Interesting analysis. I think fundamentally the Twitch type model is one that only works within a community. It’s about wanting to pay, not having to pay. We’ve seen bands and comedians adopt a version of this with a ‘pay what you want’ system, but it’s aimed specifically at their community of devoted fans. The closest thing to Twitch for artists would be Patreon, which seems to work reasonably well, but Patreon & Twitch aren’t really about making a tonne of money, it’s small levels of funding for niche interests.

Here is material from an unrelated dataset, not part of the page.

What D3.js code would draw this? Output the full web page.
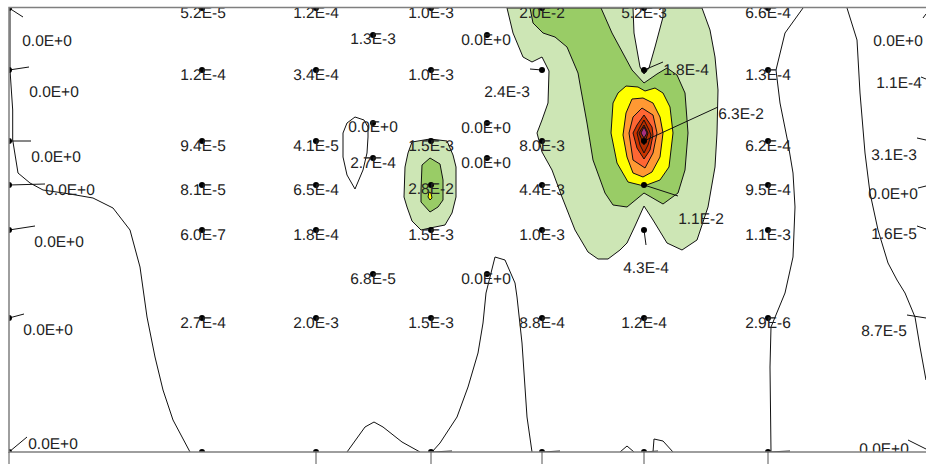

I’m not sure that could ever be a model for a streaming music service, where the question is what do I have to pay? And as you note, the answer is nothing really. Netflix and Amazon attract people with exclusive content, but we’re used to exclusive content on TV, you need station A to watch Show B. That doesn’t exist with music in the same way, You never had to tune into a specific radio station to hear the new Katy Perry, hence the annoyance at exclusives (although some people will pay for them anyway).
Perhaps streaming services are seen more like a radio replacement than a buying music replacement? And since radio is generally free and ad supported, that model works (this is why I found it strange that Apple went with a radio dj gimmick, we already have djs on free radio). The point is, I have options as a music listener.
So the problem as I see it, is this, for someone to want to pay for something (the Twitch model) you have to have a connection with the artist, you don’t have a connection with a streaming service (did Tidal try to create this connection by having it fronted by ‘the artists you love‘). So yes, you’re left with have to pay, and as you note, you simply don’t have to pay to get essentially the same service.